Tuesday, October 03, 2006

I've Discovered Football and failed femininity 101.

Long ago and far away, I longed to fit in. I'm a girl and I really tried to get into 'girlie' things. Oh, sigh! Alas, I like office supply stores, hardware stores, computers and tech. If I had full sight I'd go for being an interstate trucker. Most of my friends are men, and the female friends I do have, well, if they were men, they'd have massive amounts of courage.

I like Scott Sigler novels. Now, he is so rough that some men can't handle his gig. He combines rough language with grotesque science fiction and horror plots. I think there are three or four of us girls who regularly read his work. I'm on the fringe, as I can and do eat breakfast while listening to his novels. In short, I have an inferiority complex about being a girl. Now that I've discovered football its official. I flunked out of femininity 101.

For the longest time I tried to understand this strange world of football. Watching it on TV, for me, was like trying to track individual ants in an ant farm. Things move far too fast for me to visually make sense of what I'm seeing. Well, Scott's latest novel is all about football from the point of view of a Quarter Back. So, I really had a motivation to learn about the game. I started listening to it on the radio and, holy moley, it started to make some sense! Like all true football fans I soon began to yell at the radio, to coax the team, or the ref. to do, or stop doing something. It is glorious.

While cleaning a house I used to listen to talk radio. But of late the entire world has gotten so crazy, I just get upset. I mean really upset. Sports gives me an adrenaline rush without feeling like my country is going to hell in a hand basket. As I continue to listen I begin to remember which player plays on a particular team. I am immediately adopted into entire new types of conversation and banter. One of my few girl friends, is also into football and we're already planning a Monday night football evening. Her TV, I'll bring the food.

Oh, how I wish I could just be 'struck' feminine! To wake up one day and like wearing floppy pink bows! To be able to read People magazine and like it. To be demur and unassuming in some situation. To be able to act stupid and make it look sexy. Oh, I fear it is not to be. My idea of a romantic line is Mic Jaggar's song: "Hold On To Me Tonight". After he speaks of love being fragile and all of that , he gets real: "...all my cards are on the table. You can get up and walk away - or stay." Now THAT I understand!
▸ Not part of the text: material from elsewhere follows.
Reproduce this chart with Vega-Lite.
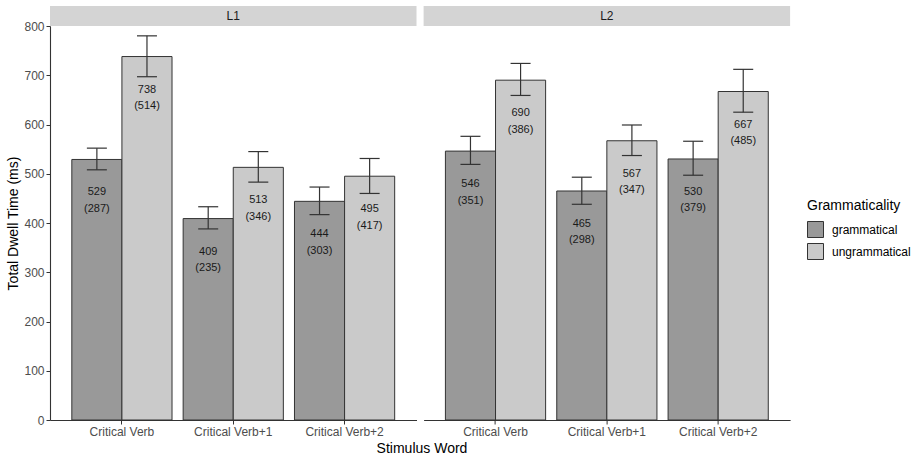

CyberGal is at home with Skype on a four-way conference call with three male friends. Our banter is rough and tumble. I am accepted as one of the group. We needle one another unmercifully. But let one of us not be on line for more then a few days and the others start hunting our missing buddy down. Two tech / engineering types and a medical equipment technician, who has seen it all and lived to tell the tale!

But alas, I am what I am.

"Oh, NOOO! You're not supposed to drop it!" (speaking to a radio I have running in the background). Go Raiders!